Write out the data again in full, exactly as it reads.

** begin SOURCE DATA **

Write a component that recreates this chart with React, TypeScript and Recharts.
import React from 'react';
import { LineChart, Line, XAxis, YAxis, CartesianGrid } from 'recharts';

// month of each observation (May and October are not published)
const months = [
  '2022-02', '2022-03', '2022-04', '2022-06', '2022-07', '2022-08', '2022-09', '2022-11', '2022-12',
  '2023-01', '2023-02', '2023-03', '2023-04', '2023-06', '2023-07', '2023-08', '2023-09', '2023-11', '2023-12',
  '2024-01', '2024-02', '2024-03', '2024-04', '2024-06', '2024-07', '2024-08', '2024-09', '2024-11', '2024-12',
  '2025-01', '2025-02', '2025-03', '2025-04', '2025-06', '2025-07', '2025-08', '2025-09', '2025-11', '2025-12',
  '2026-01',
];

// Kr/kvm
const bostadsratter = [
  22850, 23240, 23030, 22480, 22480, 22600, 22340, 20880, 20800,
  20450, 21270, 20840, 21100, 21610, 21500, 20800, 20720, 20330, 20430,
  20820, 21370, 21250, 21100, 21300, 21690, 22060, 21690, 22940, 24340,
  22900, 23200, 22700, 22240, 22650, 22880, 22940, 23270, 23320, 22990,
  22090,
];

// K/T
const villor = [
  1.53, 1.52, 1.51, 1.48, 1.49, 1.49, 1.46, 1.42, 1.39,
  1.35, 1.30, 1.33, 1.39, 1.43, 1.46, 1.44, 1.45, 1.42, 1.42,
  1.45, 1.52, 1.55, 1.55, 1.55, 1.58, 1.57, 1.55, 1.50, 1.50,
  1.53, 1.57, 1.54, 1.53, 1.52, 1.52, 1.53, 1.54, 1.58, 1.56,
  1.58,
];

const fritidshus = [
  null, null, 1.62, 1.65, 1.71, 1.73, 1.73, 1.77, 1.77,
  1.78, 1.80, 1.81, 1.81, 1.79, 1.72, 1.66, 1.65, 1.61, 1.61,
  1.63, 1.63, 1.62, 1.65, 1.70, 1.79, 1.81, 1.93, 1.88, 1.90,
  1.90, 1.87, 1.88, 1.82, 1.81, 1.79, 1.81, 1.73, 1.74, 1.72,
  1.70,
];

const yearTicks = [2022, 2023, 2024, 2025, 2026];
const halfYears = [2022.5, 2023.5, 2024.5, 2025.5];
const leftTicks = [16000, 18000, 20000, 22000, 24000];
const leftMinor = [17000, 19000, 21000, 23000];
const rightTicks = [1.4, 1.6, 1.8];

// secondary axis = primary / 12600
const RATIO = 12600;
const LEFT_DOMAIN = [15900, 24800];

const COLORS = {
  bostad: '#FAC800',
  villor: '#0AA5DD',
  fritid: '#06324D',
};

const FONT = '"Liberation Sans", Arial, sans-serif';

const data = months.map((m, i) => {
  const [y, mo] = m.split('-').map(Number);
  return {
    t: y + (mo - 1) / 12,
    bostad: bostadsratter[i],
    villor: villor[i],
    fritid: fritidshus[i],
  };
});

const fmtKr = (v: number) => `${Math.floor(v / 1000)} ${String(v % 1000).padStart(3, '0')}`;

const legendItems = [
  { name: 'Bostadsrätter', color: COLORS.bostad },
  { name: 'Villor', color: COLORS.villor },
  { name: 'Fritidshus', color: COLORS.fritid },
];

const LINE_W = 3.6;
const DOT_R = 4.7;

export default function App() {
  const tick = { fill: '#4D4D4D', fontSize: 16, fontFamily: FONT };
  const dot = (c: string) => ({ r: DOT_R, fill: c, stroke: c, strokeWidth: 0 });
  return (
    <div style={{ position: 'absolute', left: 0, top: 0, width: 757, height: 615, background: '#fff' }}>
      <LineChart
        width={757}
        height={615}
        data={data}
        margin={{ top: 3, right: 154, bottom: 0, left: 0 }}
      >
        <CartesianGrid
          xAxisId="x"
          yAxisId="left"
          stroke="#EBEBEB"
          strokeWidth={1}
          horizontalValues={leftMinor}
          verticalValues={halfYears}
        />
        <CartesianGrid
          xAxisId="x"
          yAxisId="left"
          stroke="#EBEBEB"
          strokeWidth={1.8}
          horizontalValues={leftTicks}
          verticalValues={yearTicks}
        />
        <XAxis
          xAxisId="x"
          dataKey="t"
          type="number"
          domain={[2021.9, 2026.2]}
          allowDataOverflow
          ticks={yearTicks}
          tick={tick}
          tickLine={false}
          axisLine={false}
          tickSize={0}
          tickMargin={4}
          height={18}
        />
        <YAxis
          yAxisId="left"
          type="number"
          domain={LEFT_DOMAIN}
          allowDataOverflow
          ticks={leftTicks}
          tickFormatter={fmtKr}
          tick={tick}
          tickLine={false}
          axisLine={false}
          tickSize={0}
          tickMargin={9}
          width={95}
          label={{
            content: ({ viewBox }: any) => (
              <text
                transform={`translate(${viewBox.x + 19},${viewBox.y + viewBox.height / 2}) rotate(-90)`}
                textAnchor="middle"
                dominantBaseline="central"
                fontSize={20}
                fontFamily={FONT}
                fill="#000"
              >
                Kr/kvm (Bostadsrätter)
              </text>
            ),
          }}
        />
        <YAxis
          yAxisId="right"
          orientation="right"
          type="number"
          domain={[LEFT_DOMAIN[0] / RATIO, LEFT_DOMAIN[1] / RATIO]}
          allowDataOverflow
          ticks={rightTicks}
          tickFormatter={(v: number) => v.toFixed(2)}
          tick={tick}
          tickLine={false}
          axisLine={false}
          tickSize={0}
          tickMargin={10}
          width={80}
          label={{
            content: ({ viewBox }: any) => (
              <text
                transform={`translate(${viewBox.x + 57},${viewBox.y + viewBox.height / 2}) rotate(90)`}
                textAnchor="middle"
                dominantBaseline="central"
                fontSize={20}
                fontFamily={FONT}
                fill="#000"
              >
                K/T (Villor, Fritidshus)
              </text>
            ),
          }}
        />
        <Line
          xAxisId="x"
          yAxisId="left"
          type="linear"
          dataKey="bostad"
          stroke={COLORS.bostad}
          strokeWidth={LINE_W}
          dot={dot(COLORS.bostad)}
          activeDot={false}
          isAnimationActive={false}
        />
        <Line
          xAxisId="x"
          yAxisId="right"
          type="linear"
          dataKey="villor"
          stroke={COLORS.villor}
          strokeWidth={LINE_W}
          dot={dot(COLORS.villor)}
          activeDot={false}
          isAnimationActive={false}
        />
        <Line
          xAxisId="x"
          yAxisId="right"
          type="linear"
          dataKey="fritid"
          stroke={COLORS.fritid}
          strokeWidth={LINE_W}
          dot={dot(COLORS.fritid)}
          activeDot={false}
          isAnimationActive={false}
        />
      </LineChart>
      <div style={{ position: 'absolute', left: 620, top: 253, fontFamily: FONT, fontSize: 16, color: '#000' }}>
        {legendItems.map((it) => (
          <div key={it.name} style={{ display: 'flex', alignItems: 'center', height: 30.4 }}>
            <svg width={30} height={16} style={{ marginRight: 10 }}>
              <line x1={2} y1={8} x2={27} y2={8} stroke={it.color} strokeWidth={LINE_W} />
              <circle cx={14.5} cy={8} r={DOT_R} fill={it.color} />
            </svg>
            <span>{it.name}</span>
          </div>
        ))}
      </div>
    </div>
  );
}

** end SOURCE DATA **

ANSWER TO THE PROBLEM
Write a component that recreates this chart with React, TypeScript and Recharts.
import React from 'react';
import { LineChart, Line, XAxis, YAxis, CartesianGrid } from 'recharts';

// month of each observation (May and October are not published)
const months = [
  '2022-02', '2022-03', '2022-04', '2022-06', '2022-07', '2022-08', '2022-09', '2022-11', '2022-12',
  '2023-01', '2023-02', '2023-03', '2023-04', '2023-06', '2023-07', '2023-08', '2023-09', '2023-11', '2023-12',
  '2024-01', '2024-02', '2024-03', '2024-04', '2024-06', '2024-07', '2024-08', '2024-09', '2024-11', '2024-12',
  '2025-01', '2025-02', '2025-03', '2025-04', '2025-06', '2025-07', '2025-08', '2025-09', '2025-11', '2025-12',
  '2026-01',
];

// Kr/kvm
const bostadsratter = [
  22850, 23240, 23030, 22480, 22480, 22600, 22340, 20880, 20800,
  20450, 21270, 20840, 21100, 21610, 21500, 20800, 20720, 20330, 20430,
  20820, 21370, 21250, 21100, 21300, 21690, 22060, 21690, 22940, 24340,
  22900, 23200, 22700, 22240, 22650, 22880, 22940, 23270, 23320, 22990,
  22090,
];

// K/T
const villor = [
  1.53, 1.52, 1.51, 1.48, 1.49, 1.49, 1.46, 1.42, 1.39,
  1.35, 1.30, 1.33, 1.39, 1.43, 1.46, 1.44, 1.45, 1.42, 1.42,
  1.45, 1.52, 1.55, 1.55, 1.55, 1.58, 1.57, 1.55, 1.50, 1.50,
  1.53, 1.57, 1.54, 1.53, 1.52, 1.52, 1.53, 1.54, 1.58, 1.56,
  1.58,
];

const fritidshus = [
  null, null, 1.62, 1.65, 1.71, 1.73, 1.73, 1.77, 1.77,
  1.78, 1.80, 1.81, 1.81, 1.79, 1.72, 1.66, 1.65, 1.61, 1.61,
  1.63, 1.63, 1.62, 1.65, 1.70, 1.79, 1.81, 1.93, 1.88, 1.90,
  1.90, 1.87, 1.88, 1.82, 1.81, 1.79, 1.81, 1.73, 1.74, 1.72,
  1.70,
];

const yearTicks = [2022, 2023, 2024, 2025, 2026];
const halfYears = [2022.5, 2023.5, 2024.5, 2025.5];
const leftTicks = [16000, 18000, 20000, 22000, 24000];
const leftMinor = [17000, 19000, 21000, 23000];
const rightTicks = [1.4, 1.6, 1.8];

// secondary axis = primary / 12600
const RATIO = 12600;
const LEFT_DOMAIN = [15900, 24800];

const COLORS = {
  bostad: '#FAC800',
  villor: '#0AA5DD',
  fritid: '#06324D',
};

const FONT = '"Liberation Sans", Arial, sans-serif';

const data = months.map((m, i) => {
  const [y, mo] = m.split('-').map(Number);
  return {
    t: y + (mo - 1) / 12,
    bostad: bostadsratter[i],
    villor: villor[i],
    fritid: fritidshus[i],
  };
});

const fmtKr = (v: number) => `${Math.floor(v / 1000)} ${String(v % 1000).padStart(3, '0')}`;

const legendItems = [
  { name: 'Bostadsrätter', color: COLORS.bostad },
  { name: 'Villor', color: COLORS.villor },
  { name: 'Fritidshus', color: COLORS.fritid },
];

const LINE_W = 3.6;
const DOT_R = 4.7;

export default function App() {
  const tick = { fill: '#4D4D4D', fontSize: 16, fontFamily: FONT };
  const dot = (c: string) => ({ r: DOT_R, fill: c, stroke: c, strokeWidth: 0 });
  return (
    <div style={{ position: 'absolute', left: 0, top: 0, width: 757, height: 615, background: '#fff' }}>
      <LineChart
        width={757}
        height={615}
        data={data}
        margin={{ top: 3, right: 154, bottom: 0, left: 0 }}
      >
        <CartesianGrid
          xAxisId="x"
          yAxisId="left"
          stroke="#EBEBEB"
          strokeWidth={1}
          horizontalValues={leftMinor}
          verticalValues={halfYears}
        />
        <CartesianGrid
          xAxisId="x"
          yAxisId="left"
          stroke="#EBEBEB"
          strokeWidth={1.8}
          horizontalValues={leftTicks}
          verticalValues={yearTicks}
        />
        <XAxis
          xAxisId="x"
          dataKey="t"
          type="number"
          domain={[2021.9, 2026.2]}
          allowDataOverflow
          ticks={yearTicks}
          tick={tick}
          tickLine={false}
          axisLine={false}
          tickSize={0}
          tickMargin={4}
          height={18}
        />
        <YAxis
          yAxisId="left"
          type="number"
          domain={LEFT_DOMAIN}
          allowDataOverflow
          ticks={leftTicks}
          tickFormatter={fmtKr}
          tick={tick}
          tickLine={false}
          axisLine={false}
          tickSize={0}
          tickMargin={9}
          width={95}
          label={{
            content: ({ viewBox }: any) => (
              <text
                transform={`translate(${viewBox.x + 19},${viewBox.y + viewBox.height / 2}) rotate(-90)`}
                textAnchor="middle"
                dominantBaseline="central"
                fontSize={20}
                fontFamily={FONT}
                fill="#000"
              >
                Kr/kvm (Bostadsrätter)
              </text>
            ),
          }}
        />
        <YAxis
          yAxisId="right"
          orientation="right"
          type="number"
          domain={[LEFT_DOMAIN[0] / RATIO, LEFT_DOMAIN[1] / RATIO]}
          allowDataOverflow
          ticks={rightTicks}
          tickFormatter={(v: number) => v.toFixed(2)}
          tick={tick}
          tickLine={false}
          axisLine={false}
          tickSize={0}
          tickMargin={10}
          width={80}
          label={{
            content: ({ viewBox }: any) => (
              <text
                transform={`translate(${viewBox.x + 57},${viewBox.y + viewBox.height / 2}) rotate(90)`}
                textAnchor="middle"
                dominantBaseline="central"
                fontSize={20}
                fontFamily={FONT}
                fill="#000"
              >
                K/T (Villor, Fritidshus)
              </text>
            ),
          }}
        />
        <Line
          xAxisId="x"
          yAxisId="left"
          type="linear"
          dataKey="bostad"
          stroke={COLORS.bostad}
          strokeWidth={LINE_W}
          dot={dot(COLORS.bostad)}
          activeDot={false}
          isAnimationActive={false}
        />
        <Line
          xAxisId="x"
          yAxisId="right"
          type="linear"
          dataKey="villor"
          stroke={COLORS.villor}
          strokeWidth={LINE_W}
          dot={dot(COLORS.villor)}
          activeDot={false}
          isAnimationActive={false}
        />
        <Line
          xAxisId="x"
          yAxisId="right"
          type="linear"
          dataKey="fritid"
          stroke={COLORS.fritid}
          strokeWidth={LINE_W}
          dot={dot(COLORS.fritid)}
          activeDot={false}
          isAnimationActive={false}
        />
      </LineChart>
      <div style={{ position: 'absolute', left: 620, top: 253, fontFamily: FONT, fontSize: 16, color: '#000' }}>
        {legendItems.map((it) => (
          <div key={it.name} style={{ display: 'flex', alignItems: 'center', height: 30.4 }}>
            <svg width={30} height={16} style={{ marginRight: 10 }}>
              <line x1={2} y1={8} x2={27} y2={8} stroke={it.color} strokeWidth={LINE_W} />
              <circle cx={14.5} cy={8} r={DOT_R} fill={it.color} />
            </svg>
            <span>{it.name}</span>
          </div>
        ))}
      </div>
    </div>
  );
}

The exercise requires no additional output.